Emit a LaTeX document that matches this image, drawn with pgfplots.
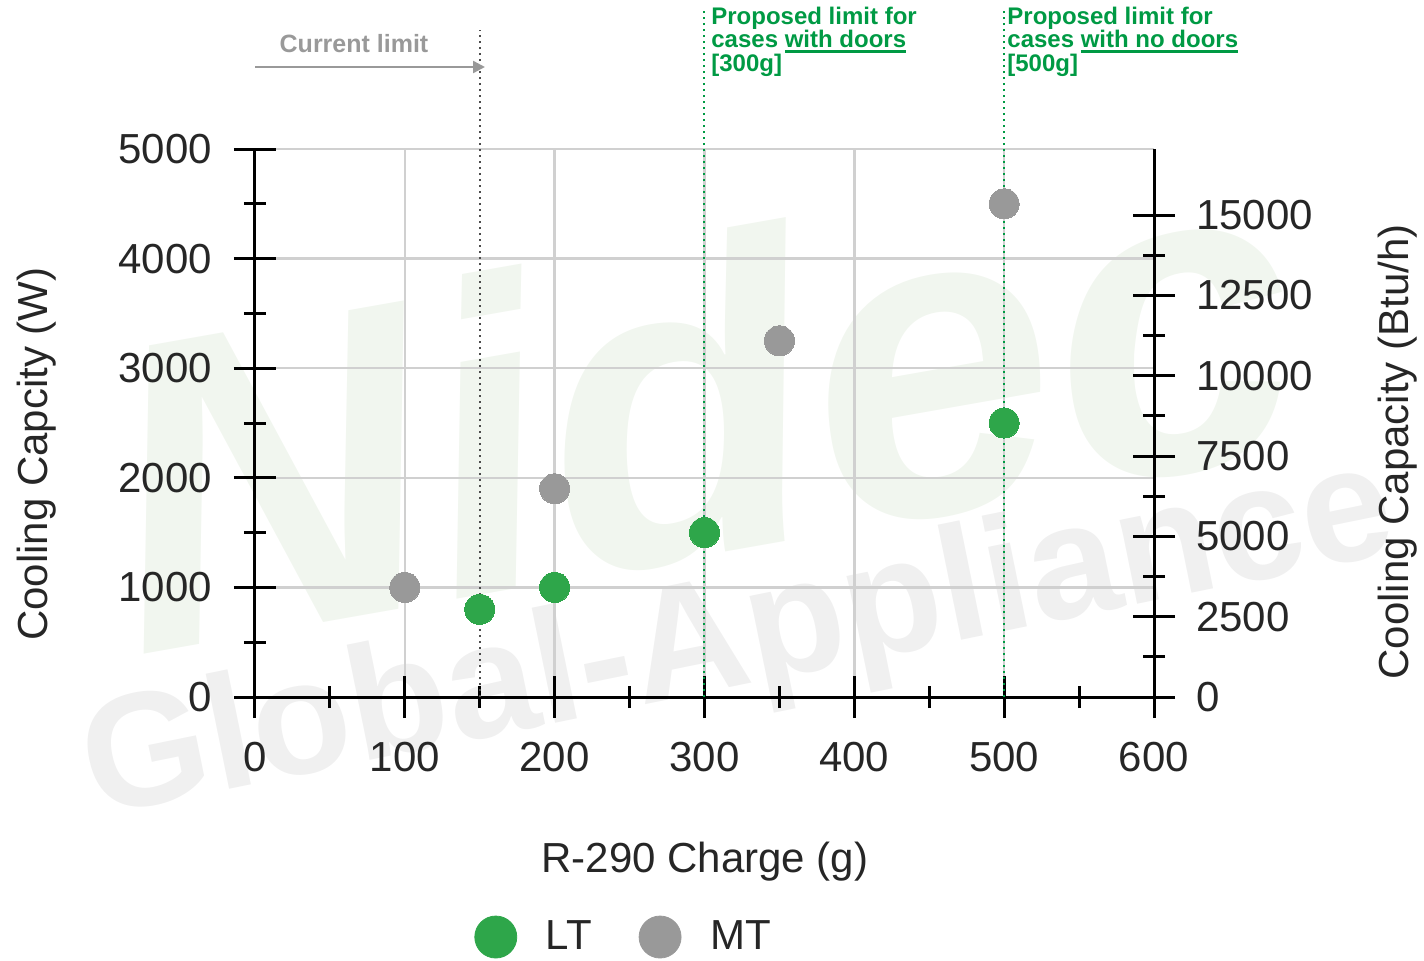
\documentclass[border=0pt]{standalone}
\usepackage{fontspec}
\setmainfont{Liberation Sans}
\usepackage{pgfplots}
\usepackage{pgfplotstable}
\pgfplotsset{compat=1.18}
\usetikzlibrary{arrows.meta}
\definecolor{ltgreen}{RGB}{46,166,74}
\definecolor{mtgray}{RGB}{153,153,153}
\definecolor{txtgreen}{RGB}{0,154,68}
\definecolor{gridgray}{RGB}{208,208,208}
\definecolor{wmgreen}{RGB}{241,246,239}
\definecolor{wmgray}{RGB}{240,240,240}
\newcommand\ul[1]{\setbox0\hbox{#1}\rlap{\rule[-2.3pt]{\wd0}{1.1pt}}\box0}

\pgfplotstableread{
x y
150 800
200 1000
300 1500
500 2500
}\ltdata
\pgfplotstableread{
x y
100 1000
200 1900
350 3250
500 4500
}\mtdata

\pgfplotsset{
  myaxis/.style={
    at={(0pt,0pt)}, anchor=south west, scale only axis,
    width=449.5pt, height=274pt,
    tick align=center, major tick length=21pt, minor tick length=11pt,
    tick style={line width=1.5pt,black},
    ticklabel style={font=\fontsize{21}{21}\selectfont, text=black!85},
    /pgf/number format/assume math mode=true,
    /pgf/number format/set thousands separator={},
    scaled ticks=false,
  }
}

\begin{document}
\begin{tikzpicture}
\path[use as bounding box] (-127.5pt,-131.5pt) rectangle (584.5pt,348.5pt);
% watermark
\node[rotate=10, text=wmgreen, font=\bfseries\itshape\fontsize{220}{220}\selectfont] at (222pt,150pt) {Nidec};
\node[rotate=11.5, text=wmgray, font=\bfseries\fontsize{81}{81}\selectfont] at (242pt,27pt) {Global-Appliance};

\begin{axis}[myaxis,
  xmin=0, xmax=600, ymin=0, ymax=5000, clip=false,
  axis x line=bottom, axis y line=left,
  axis line style={line width=1.5pt,black,-},
  xtick={0,100,...,600}, ytick={0,1000,...,5000},
  minor x tick num=1, minor y tick num=1,
  xticklabel style={yshift=-8.5pt},
  yticklabel style={xshift=-7.5pt},
  grid=major, major grid style={line width=1.2pt,gridgray},
  legend columns=2,
  legend style={at={(0.2436,-0.438)}, anchor=west, draw=none, fill=none,
    inner sep=0pt, column sep=0pt,
    font=\fontsize{21}{21}\selectfont, text=black!85,
    nodes={inner sep=0pt},
    /tikz/every even column/.append style={column sep=23.5pt}},
]
\addplot[only marks, mark=*, mark size=7.5pt, mark options={fill=ltgreen, draw=ltgreen, line width=0pt},
  legend image code/.code={\fill[ltgreen] (10.5pt,0pt) circle (10.5pt); \path[draw=none] (0pt,0pt) -- (35.5pt,0pt);}]
  table {\ltdata};
\addlegendentry{LT}
\addplot[only marks, mark=*, mark size=7.5pt, mark options={fill=mtgray, draw=mtgray, line width=0pt},
  legend image code/.code={\fill[mtgray] (10.5pt,0pt) circle (10.5pt); \path[draw=none] (0pt,0pt) -- (35.5pt,0pt);}]
  table {\mtdata};
\addlegendentry{MT}
\draw[dotted, line width=1pt, black!70] (axis cs:150,0) -- (axis cs:150,6086);
\draw[dotted, line width=1pt, txtgreen] (axis cs:300,0) -- (axis cs:300,6286);
\draw[dotted, line width=1pt, txtgreen] (axis cs:500,0) -- (axis cs:500,6286);
\end{axis}

\begin{axis}[myaxis,
  xmin=0, xmax=600, ymin=0, ymax=17060.7,
  axis x line=none, axis y line*=right,
  axis line style={line width=1.5pt,black,-},
  ytick={0,2500,...,15000}, minor y tick num=1,
  yticklabel style={xshift=7pt},
]
\addplot[draw=none] coordinates {(0,0)};
\end{axis}

% labels
\node[rotate=90, font=\fontsize{21}{21}\selectfont, text=black!85] at (-109pt,121.5pt) {Cooling Capcity (W)};
\node[rotate=90, font=\fontsize{21}{21}\selectfont, text=black!85] at (571.5pt,122.5pt) {Cooling Capacity (Btu/h)};
\node[font=\fontsize{21}{21}\selectfont, text=black!85] at (225pt,-82.5pt) {R-290 Charge (g)};

% annotations
\draw[-{Triangle[length=6pt,width=6pt]}, line width=1.2pt, mtgray] (0pt,315pt) -- (115pt,315pt);
\node[text=mtgray, font=\bfseries\fontsize{12.5}{12.5}\selectfont] at (49.5pt,326.5pt) {Current limit};
\begin{scope}[every node/.style={anchor=base west, inner sep=0pt, text=txtgreen, font=\bfseries\fontsize{12}{12}\selectfont}]
\node at (228pt,336.25pt) {Proposed limit for};
\node at (228pt,324.5pt) {cases \ul{with doors}};
\node at (228pt,312.75pt) {[300g]};
\node at (376pt,336.25pt) {Proposed limit for};
\node at (376pt,324.5pt) {cases \ul{with no doors}};
\node at (376pt,312.75pt) {[500g]};
\end{scope}
\end{tikzpicture}
\end{document}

+ + + +

TO BE DONE: Leave out the pictures and copy the rest of the material above exactly.

SOLUTION TO THE EXERCISE:
Emit a LaTeX document that matches this image, drawn with pgfplots.
\documentclass[border=0pt]{standalone}
\usepackage{fontspec}
\setmainfont{Liberation Sans}
\usepackage{pgfplots}
\usepackage{pgfplotstable}
\pgfplotsset{compat=1.18}
\usetikzlibrary{arrows.meta}
\definecolor{ltgreen}{RGB}{46,166,74}
\definecolor{mtgray}{RGB}{153,153,153}
\definecolor{txtgreen}{RGB}{0,154,68}
\definecolor{gridgray}{RGB}{208,208,208}
\definecolor{wmgreen}{RGB}{241,246,239}
\definecolor{wmgray}{RGB}{240,240,240}
\newcommand\ul[1]{\setbox0\hbox{#1}\rlap{\rule[-2.3pt]{\wd0}{1.1pt}}\box0}

\pgfplotstableread{
x y
150 800
200 1000
300 1500
500 2500
}\ltdata
\pgfplotstableread{
x y
100 1000
200 1900
350 3250
500 4500
}\mtdata

\pgfplotsset{
  myaxis/.style={
    at={(0pt,0pt)}, anchor=south west, scale only axis,
    width=449.5pt, height=274pt,
    tick align=center, major tick length=21pt, minor tick length=11pt,
    tick style={line width=1.5pt,black},
    ticklabel style={font=\fontsize{21}{21}\selectfont, text=black!85},
    /pgf/number format/assume math mode=true,
    /pgf/number format/set thousands separator={},
    scaled ticks=false,
  }
}

\begin{document}
\begin{tikzpicture}
\path[use as bounding box] (-127.5pt,-131.5pt) rectangle (584.5pt,348.5pt);
% watermark
\node[rotate=10, text=wmgreen, font=\bfseries\itshape\fontsize{220}{220}\selectfont] at (222pt,150pt) {Nidec};
\node[rotate=11.5, text=wmgray, font=\bfseries\fontsize{81}{81}\selectfont] at (242pt,27pt) {Global-Appliance};

\begin{axis}[myaxis,
  xmin=0, xmax=600, ymin=0, ymax=5000, clip=false,
  axis x line=bottom, axis y line=left,
  axis line style={line width=1.5pt,black,-},
  xtick={0,100,...,600}, ytick={0,1000,...,5000},
  minor x tick num=1, minor y tick num=1,
  xticklabel style={yshift=-8.5pt},
  yticklabel style={xshift=-7.5pt},
  grid=major, major grid style={line width=1.2pt,gridgray},
  legend columns=2,
  legend style={at={(0.2436,-0.438)}, anchor=west, draw=none, fill=none,
    inner sep=0pt, column sep=0pt,
    font=\fontsize{21}{21}\selectfont, text=black!85,
    nodes={inner sep=0pt},
    /tikz/every even column/.append style={column sep=23.5pt}},
]
\addplot[only marks, mark=*, mark size=7.5pt, mark options={fill=ltgreen, draw=ltgreen, line width=0pt},
  legend image code/.code={\fill[ltgreen] (10.5pt,0pt) circle (10.5pt); \path[draw=none] (0pt,0pt) -- (35.5pt,0pt);}]
  table {\ltdata};
\addlegendentry{LT}
\addplot[only marks, mark=*, mark size=7.5pt, mark options={fill=mtgray, draw=mtgray, line width=0pt},
  legend image code/.code={\fill[mtgray] (10.5pt,0pt) circle (10.5pt); \path[draw=none] (0pt,0pt) -- (35.5pt,0pt);}]
  table {\mtdata};
\addlegendentry{MT}
\draw[dotted, line width=1pt, black!70] (axis cs:150,0) -- (axis cs:150,6086);
\draw[dotted, line width=1pt, txtgreen] (axis cs:300,0) -- (axis cs:300,6286);
\draw[dotted, line width=1pt, txtgreen] (axis cs:500,0) -- (axis cs:500,6286);
\end{axis}

\begin{axis}[myaxis,
  xmin=0, xmax=600, ymin=0, ymax=17060.7,
  axis x line=none, axis y line*=right,
  axis line style={line width=1.5pt,black,-},
  ytick={0,2500,...,15000}, minor y tick num=1,
  yticklabel style={xshift=7pt},
]
\addplot[draw=none] coordinates {(0,0)};
\end{axis}

% labels
\node[rotate=90, font=\fontsize{21}{21}\selectfont, text=black!85] at (-109pt,121.5pt) {Cooling Capcity (W)};
\node[rotate=90, font=\fontsize{21}{21}\selectfont, text=black!85] at (571.5pt,122.5pt) {Cooling Capacity (Btu/h)};
\node[font=\fontsize{21}{21}\selectfont, text=black!85] at (225pt,-82.5pt) {R-290 Charge (g)};

% annotations
\draw[-{Triangle[length=6pt,width=6pt]}, line width=1.2pt, mtgray] (0pt,315pt) -- (115pt,315pt);
\node[text=mtgray, font=\bfseries\fontsize{12.5}{12.5}\selectfont] at (49.5pt,326.5pt) {Current limit};
\begin{scope}[every node/.style={anchor=base west, inner sep=0pt, text=txtgreen, font=\bfseries\fontsize{12}{12}\selectfont}]
\node at (228pt,336.25pt) {Proposed limit for};
\node at (228pt,324.5pt) {cases \ul{with doors}};
\node at (228pt,312.75pt) {[300g]};
\node at (376pt,336.25pt) {Proposed limit for};
\node at (376pt,324.5pt) {cases \ul{with no doors}};
\node at (376pt,312.75pt) {[500g]};
\end{scope}
\end{tikzpicture}
\end{document}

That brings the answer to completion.